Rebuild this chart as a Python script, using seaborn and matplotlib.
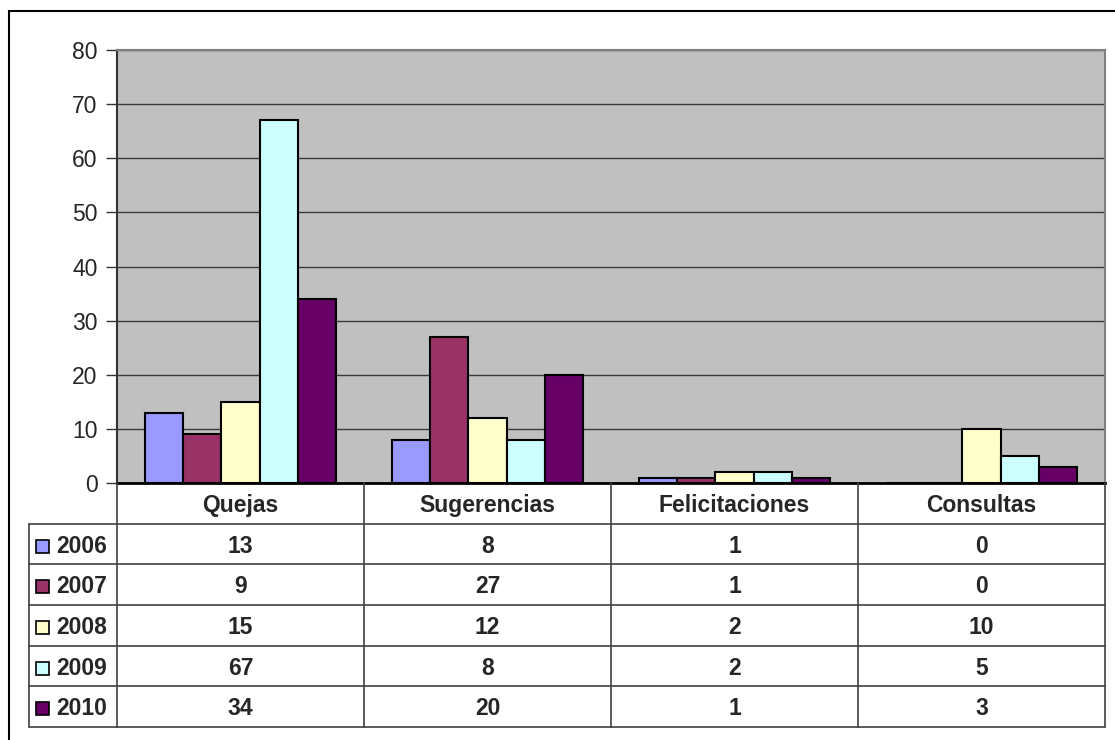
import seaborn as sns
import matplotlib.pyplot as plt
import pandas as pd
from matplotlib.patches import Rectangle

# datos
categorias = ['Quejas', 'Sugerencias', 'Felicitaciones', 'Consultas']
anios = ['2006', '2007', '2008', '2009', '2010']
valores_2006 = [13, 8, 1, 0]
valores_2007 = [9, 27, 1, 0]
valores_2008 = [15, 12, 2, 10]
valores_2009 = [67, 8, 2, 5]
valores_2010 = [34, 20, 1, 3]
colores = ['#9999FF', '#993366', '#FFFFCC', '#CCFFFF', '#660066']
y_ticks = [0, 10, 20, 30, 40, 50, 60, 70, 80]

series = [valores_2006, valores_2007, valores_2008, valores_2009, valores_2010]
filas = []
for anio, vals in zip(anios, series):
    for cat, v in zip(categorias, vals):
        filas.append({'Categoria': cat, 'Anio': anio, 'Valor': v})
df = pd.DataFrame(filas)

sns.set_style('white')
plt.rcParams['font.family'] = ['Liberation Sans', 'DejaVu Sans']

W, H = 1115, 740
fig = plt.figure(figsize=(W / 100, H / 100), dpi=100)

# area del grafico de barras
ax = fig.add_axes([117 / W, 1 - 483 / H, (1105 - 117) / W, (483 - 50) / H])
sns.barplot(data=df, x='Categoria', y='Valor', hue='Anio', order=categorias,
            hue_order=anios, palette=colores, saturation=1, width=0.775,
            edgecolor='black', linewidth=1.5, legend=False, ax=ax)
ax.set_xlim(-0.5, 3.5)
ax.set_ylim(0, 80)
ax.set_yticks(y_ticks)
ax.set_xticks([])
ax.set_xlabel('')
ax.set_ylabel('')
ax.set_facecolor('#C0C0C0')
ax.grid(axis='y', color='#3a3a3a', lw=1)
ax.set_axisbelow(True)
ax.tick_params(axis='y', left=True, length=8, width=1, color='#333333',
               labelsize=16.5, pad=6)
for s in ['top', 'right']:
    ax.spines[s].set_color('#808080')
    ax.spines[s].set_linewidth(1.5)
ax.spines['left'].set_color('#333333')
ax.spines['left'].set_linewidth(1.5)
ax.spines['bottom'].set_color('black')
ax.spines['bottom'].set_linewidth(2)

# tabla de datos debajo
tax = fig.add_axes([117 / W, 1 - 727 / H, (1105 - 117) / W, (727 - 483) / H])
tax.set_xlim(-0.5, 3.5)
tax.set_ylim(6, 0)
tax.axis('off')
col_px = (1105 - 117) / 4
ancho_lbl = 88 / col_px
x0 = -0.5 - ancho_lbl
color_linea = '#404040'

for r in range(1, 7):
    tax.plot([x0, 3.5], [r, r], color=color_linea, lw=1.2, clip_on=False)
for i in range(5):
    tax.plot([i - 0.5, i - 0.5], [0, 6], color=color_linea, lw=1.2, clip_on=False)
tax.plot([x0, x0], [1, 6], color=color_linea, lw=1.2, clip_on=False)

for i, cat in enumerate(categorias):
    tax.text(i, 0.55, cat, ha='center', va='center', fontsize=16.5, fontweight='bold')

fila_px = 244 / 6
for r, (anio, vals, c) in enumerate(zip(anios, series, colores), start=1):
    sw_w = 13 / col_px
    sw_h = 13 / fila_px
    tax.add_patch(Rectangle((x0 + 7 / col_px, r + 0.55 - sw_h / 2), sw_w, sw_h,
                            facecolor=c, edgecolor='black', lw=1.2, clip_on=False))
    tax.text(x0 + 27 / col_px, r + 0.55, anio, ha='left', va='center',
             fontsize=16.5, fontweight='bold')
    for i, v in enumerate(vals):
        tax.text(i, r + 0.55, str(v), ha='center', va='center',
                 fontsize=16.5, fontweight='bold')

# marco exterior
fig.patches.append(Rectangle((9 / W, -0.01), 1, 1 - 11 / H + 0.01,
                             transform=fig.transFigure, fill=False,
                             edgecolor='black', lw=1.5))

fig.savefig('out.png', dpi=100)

------------------------------------------------

**CHALLENGE:** Send back the data above word for word, with the pictures left out.

**COMPLETED TASK:**
Rebuild this chart as a Python script, using seaborn and matplotlib.
import seaborn as sns
import matplotlib.pyplot as plt
import pandas as pd
from matplotlib.patches import Rectangle

# datos
categorias = ['Quejas', 'Sugerencias', 'Felicitaciones', 'Consultas']
anios = ['2006', '2007', '2008', '2009', '2010']
valores_2006 = [13, 8, 1, 0]
valores_2007 = [9, 27, 1, 0]
valores_2008 = [15, 12, 2, 10]
valores_2009 = [67, 8, 2, 5]
valores_2010 = [34, 20, 1, 3]
colores = ['#9999FF', '#993366', '#FFFFCC', '#CCFFFF', '#660066']
y_ticks = [0, 10, 20, 30, 40, 50, 60, 70, 80]

series = [valores_2006, valores_2007, valores_2008, valores_2009, valores_2010]
filas = []
for anio, vals in zip(anios, series):
    for cat, v in zip(categorias, vals):
        filas.append({'Categoria': cat, 'Anio': anio, 'Valor': v})
df = pd.DataFrame(filas)

sns.set_style('white')
plt.rcParams['font.family'] = ['Liberation Sans', 'DejaVu Sans']

W, H = 1115, 740
fig = plt.figure(figsize=(W / 100, H / 100), dpi=100)

# area del grafico de barras
ax = fig.add_axes([117 / W, 1 - 483 / H, (1105 - 117) / W, (483 - 50) / H])
sns.barplot(data=df, x='Categoria', y='Valor', hue='Anio', order=categorias,
            hue_order=anios, palette=colores, saturation=1, width=0.775,
            edgecolor='black', linewidth=1.5, legend=False, ax=ax)
ax.set_xlim(-0.5, 3.5)
ax.set_ylim(0, 80)
ax.set_yticks(y_ticks)
ax.set_xticks([])
ax.set_xlabel('')
ax.set_ylabel('')
ax.set_facecolor('#C0C0C0')
ax.grid(axis='y', color='#3a3a3a', lw=1)
ax.set_axisbelow(True)
ax.tick_params(axis='y', left=True, length=8, width=1, color='#333333',
               labelsize=16.5, pad=6)
for s in ['top', 'right']:
    ax.spines[s].set_color('#808080')
    ax.spines[s].set_linewidth(1.5)
ax.spines['left'].set_color('#333333')
ax.spines['left'].set_linewidth(1.5)
ax.spines['bottom'].set_color('black')
ax.spines['bottom'].set_linewidth(2)

# tabla de datos debajo
tax = fig.add_axes([117 / W, 1 - 727 / H, (1105 - 117) / W, (727 - 483) / H])
tax.set_xlim(-0.5, 3.5)
tax.set_ylim(6, 0)
tax.axis('off')
col_px = (1105 - 117) / 4
ancho_lbl = 88 / col_px
x0 = -0.5 - ancho_lbl
color_linea = '#404040'

for r in range(1, 7):
    tax.plot([x0, 3.5], [r, r], color=color_linea, lw=1.2, clip_on=False)
for i in range(5):
    tax.plot([i - 0.5, i - 0.5], [0, 6], color=color_linea, lw=1.2, clip_on=False)
tax.plot([x0, x0], [1, 6], color=color_linea, lw=1.2, clip_on=False)

for i, cat in enumerate(categorias):
    tax.text(i, 0.55, cat, ha='center', va='center', fontsize=16.5, fontweight='bold')

fila_px = 244 / 6
for r, (anio, vals, c) in enumerate(zip(anios, series, colores), start=1):
    sw_w = 13 / col_px
    sw_h = 13 / fila_px
    tax.add_patch(Rectangle((x0 + 7 / col_px, r + 0.55 - sw_h / 2), sw_w, sw_h,
                            facecolor=c, edgecolor='black', lw=1.2, clip_on=False))
    tax.text(x0 + 27 / col_px, r + 0.55, anio, ha='left', va='center',
             fontsize=16.5, fontweight='bold')
    for i, v in enumerate(vals):
        tax.text(i, r + 0.55, str(v), ha='center', va='center',
                 fontsize=16.5, fontweight='bold')

# marco exterior
fig.patches.append(Rectangle((9 / W, -0.01), 1, 1 - 11 / H + 0.01,
                             transform=fig.transFigure, fill=False,
                             edgecolor='black', lw=1.5))

fig.savefig('out.png', dpi=100)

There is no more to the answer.